▶ [WRITTEN PROBLEM]: Using the data below, return word for word every line from the one holding "Rebuild this chart" down to the one holding "const pair = (vals)". Leave pictures out.

▶ [Source code of charts]:
** Begin **

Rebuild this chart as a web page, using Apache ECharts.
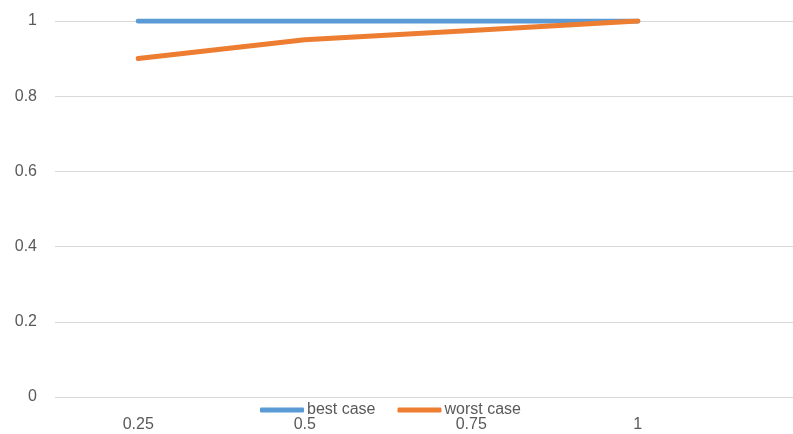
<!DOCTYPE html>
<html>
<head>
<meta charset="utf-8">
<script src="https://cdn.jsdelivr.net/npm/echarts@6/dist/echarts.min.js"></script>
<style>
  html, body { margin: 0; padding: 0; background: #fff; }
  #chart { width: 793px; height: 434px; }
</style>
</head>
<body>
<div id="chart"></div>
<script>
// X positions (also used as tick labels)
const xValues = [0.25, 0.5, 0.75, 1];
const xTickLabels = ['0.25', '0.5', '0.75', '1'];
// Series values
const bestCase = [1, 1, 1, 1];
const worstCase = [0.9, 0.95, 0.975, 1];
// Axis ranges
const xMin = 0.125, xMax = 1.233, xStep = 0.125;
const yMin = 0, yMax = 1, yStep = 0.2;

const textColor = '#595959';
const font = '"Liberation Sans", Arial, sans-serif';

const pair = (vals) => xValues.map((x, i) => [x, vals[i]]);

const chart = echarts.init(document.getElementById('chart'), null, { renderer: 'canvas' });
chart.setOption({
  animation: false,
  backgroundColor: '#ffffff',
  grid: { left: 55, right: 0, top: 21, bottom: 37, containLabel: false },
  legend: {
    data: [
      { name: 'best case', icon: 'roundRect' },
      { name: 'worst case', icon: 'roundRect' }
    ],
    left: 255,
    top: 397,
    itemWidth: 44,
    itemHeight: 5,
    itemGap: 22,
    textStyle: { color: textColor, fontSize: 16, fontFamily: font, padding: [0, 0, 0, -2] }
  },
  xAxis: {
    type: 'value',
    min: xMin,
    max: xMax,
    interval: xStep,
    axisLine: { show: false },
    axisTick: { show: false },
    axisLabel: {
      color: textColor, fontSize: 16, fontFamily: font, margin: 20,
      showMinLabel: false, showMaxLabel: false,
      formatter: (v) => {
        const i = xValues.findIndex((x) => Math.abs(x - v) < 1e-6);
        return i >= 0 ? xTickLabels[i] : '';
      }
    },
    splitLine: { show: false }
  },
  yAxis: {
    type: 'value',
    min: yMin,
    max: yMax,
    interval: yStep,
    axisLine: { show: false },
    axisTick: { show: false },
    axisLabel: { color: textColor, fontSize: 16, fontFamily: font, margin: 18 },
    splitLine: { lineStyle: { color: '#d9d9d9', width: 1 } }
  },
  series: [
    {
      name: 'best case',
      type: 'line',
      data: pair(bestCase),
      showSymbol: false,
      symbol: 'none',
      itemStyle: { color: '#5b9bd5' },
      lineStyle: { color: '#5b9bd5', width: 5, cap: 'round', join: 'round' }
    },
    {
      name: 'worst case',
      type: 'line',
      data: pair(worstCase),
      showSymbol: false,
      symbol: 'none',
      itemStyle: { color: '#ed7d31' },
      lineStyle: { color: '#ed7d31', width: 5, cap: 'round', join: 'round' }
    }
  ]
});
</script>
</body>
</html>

** End **
** Begin **

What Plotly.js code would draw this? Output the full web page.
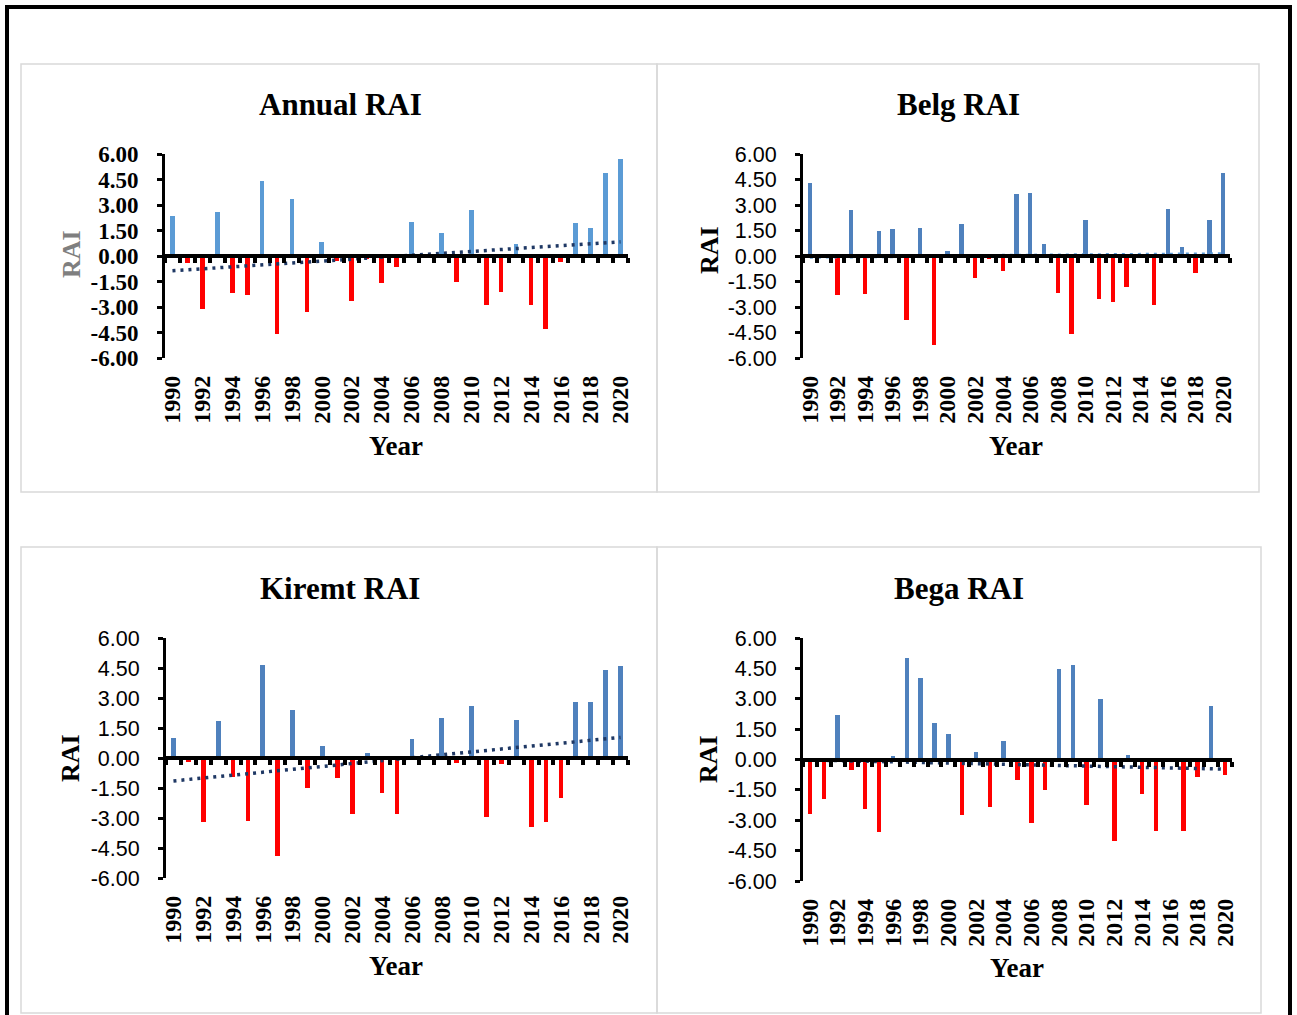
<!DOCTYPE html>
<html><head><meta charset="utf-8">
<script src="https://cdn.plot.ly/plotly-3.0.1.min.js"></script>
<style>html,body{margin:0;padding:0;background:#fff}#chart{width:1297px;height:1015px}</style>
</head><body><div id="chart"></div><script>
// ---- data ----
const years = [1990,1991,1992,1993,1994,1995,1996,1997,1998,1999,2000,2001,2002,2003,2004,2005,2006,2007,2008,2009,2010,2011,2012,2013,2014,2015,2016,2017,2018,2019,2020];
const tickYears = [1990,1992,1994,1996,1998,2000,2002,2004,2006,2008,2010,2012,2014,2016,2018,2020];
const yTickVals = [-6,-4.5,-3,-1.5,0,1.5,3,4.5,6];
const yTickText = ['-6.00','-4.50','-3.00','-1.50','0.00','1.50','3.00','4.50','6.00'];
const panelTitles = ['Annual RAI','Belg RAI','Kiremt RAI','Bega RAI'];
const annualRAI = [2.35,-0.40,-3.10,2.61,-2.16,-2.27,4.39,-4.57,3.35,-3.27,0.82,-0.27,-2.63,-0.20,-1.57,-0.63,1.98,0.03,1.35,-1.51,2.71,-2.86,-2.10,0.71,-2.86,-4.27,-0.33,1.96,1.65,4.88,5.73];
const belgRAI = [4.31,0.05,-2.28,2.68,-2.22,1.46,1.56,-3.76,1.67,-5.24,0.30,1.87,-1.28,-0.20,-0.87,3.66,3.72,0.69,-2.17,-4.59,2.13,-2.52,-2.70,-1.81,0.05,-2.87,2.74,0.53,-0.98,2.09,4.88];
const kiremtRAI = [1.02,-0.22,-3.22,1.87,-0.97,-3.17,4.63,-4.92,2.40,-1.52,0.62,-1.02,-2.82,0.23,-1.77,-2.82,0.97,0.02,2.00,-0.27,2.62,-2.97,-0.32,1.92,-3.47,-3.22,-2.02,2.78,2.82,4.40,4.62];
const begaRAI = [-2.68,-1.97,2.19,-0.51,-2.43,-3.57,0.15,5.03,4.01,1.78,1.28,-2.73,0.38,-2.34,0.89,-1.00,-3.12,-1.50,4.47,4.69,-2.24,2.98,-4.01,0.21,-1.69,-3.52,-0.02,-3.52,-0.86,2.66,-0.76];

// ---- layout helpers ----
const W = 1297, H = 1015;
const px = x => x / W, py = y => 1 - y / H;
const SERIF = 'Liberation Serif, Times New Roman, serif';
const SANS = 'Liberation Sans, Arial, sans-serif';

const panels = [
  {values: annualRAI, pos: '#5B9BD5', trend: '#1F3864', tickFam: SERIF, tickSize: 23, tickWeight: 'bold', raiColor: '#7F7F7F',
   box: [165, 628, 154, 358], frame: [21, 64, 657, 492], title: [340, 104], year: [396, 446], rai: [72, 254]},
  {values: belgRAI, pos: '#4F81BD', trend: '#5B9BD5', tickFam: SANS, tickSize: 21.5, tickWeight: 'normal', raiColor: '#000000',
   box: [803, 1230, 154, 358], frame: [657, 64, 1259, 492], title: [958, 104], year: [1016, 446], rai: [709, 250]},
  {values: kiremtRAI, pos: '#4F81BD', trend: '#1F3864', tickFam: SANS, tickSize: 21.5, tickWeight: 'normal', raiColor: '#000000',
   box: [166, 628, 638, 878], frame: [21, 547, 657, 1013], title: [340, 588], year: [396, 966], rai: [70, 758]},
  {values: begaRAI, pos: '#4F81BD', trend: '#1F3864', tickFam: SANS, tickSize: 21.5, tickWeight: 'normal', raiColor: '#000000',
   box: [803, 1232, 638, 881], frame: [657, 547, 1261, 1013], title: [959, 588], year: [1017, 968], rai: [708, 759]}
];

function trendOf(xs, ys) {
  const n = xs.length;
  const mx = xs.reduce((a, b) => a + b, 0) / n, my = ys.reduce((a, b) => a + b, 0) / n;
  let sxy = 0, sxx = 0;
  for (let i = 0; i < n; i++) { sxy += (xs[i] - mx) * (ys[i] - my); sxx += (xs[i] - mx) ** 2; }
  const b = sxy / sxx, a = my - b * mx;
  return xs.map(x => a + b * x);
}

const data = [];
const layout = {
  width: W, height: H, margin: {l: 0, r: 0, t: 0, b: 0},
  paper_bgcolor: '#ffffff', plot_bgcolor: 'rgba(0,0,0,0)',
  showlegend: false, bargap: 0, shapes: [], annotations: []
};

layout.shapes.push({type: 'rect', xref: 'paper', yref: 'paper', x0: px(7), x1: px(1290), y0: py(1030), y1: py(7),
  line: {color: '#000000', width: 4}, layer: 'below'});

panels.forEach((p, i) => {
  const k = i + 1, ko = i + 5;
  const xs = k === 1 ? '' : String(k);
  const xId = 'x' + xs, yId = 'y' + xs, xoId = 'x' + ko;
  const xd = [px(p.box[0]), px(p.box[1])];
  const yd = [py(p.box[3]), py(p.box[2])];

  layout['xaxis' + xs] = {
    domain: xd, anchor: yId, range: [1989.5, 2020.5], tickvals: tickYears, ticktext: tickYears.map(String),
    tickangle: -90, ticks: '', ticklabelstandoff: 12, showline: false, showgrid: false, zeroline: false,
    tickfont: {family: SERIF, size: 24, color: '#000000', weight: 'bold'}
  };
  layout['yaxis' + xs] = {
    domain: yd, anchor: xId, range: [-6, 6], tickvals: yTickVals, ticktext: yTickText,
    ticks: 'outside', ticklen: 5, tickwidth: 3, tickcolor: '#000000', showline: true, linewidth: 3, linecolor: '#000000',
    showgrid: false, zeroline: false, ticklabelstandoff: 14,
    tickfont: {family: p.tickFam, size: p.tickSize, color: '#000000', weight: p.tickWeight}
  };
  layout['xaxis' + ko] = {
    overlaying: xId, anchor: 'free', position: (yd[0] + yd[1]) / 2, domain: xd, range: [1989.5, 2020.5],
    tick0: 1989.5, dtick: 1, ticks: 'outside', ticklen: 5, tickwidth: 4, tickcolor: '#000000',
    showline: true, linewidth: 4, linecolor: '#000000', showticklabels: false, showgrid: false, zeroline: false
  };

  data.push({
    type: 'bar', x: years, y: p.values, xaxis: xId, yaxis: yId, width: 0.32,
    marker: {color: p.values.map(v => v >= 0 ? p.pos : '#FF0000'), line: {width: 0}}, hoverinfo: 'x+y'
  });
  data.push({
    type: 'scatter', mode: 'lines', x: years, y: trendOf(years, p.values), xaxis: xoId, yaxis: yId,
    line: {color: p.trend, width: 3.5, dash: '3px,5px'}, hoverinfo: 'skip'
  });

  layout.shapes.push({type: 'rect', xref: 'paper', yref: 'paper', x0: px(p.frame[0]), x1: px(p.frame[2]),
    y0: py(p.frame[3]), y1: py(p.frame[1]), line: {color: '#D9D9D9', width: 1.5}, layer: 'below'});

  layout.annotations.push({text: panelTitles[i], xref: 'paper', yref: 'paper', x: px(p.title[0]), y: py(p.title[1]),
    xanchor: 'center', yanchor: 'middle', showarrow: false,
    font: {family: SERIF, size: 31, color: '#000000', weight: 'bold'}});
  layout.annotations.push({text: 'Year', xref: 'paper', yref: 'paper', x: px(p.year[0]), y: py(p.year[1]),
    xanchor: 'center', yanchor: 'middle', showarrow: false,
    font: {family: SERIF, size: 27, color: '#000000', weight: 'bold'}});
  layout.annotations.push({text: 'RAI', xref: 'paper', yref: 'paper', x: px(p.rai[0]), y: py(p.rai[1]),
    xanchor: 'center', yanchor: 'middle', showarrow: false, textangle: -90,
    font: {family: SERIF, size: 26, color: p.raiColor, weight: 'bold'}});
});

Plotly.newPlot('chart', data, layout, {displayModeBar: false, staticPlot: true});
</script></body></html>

** End **

▶ [EXPECTED OUTPUT]:
Rebuild this chart as a web page, using Apache ECharts.
<!DOCTYPE html>
<html>
<head>
<meta charset="utf-8">
<script src="https://cdn.jsdelivr.net/npm/echarts@6/dist/echarts.min.js"></script>
<style>
  html, body { margin: 0; padding: 0; background: #fff; }
  #chart { width: 793px; height: 434px; }
</style>
</head>
<body>
<div id="chart"></div>
<script>
// X positions (also used as tick labels)
const xValues = [0.25, 0.5, 0.75, 1];
const xTickLabels = ['0.25', '0.5', '0.75', '1'];
// Series values
const bestCase = [1, 1, 1, 1];
const worstCase = [0.9, 0.95, 0.975, 1];
// Axis ranges
const xMin = 0.125, xMax = 1.233, xStep = 0.125;
const yMin = 0, yMax = 1, yStep = 0.2;

const textColor = '#595959';
const font = '"Liberation Sans", Arial, sans-serif';

const pair = (vals) => xValues.map((x, i) => [x, vals[i]]);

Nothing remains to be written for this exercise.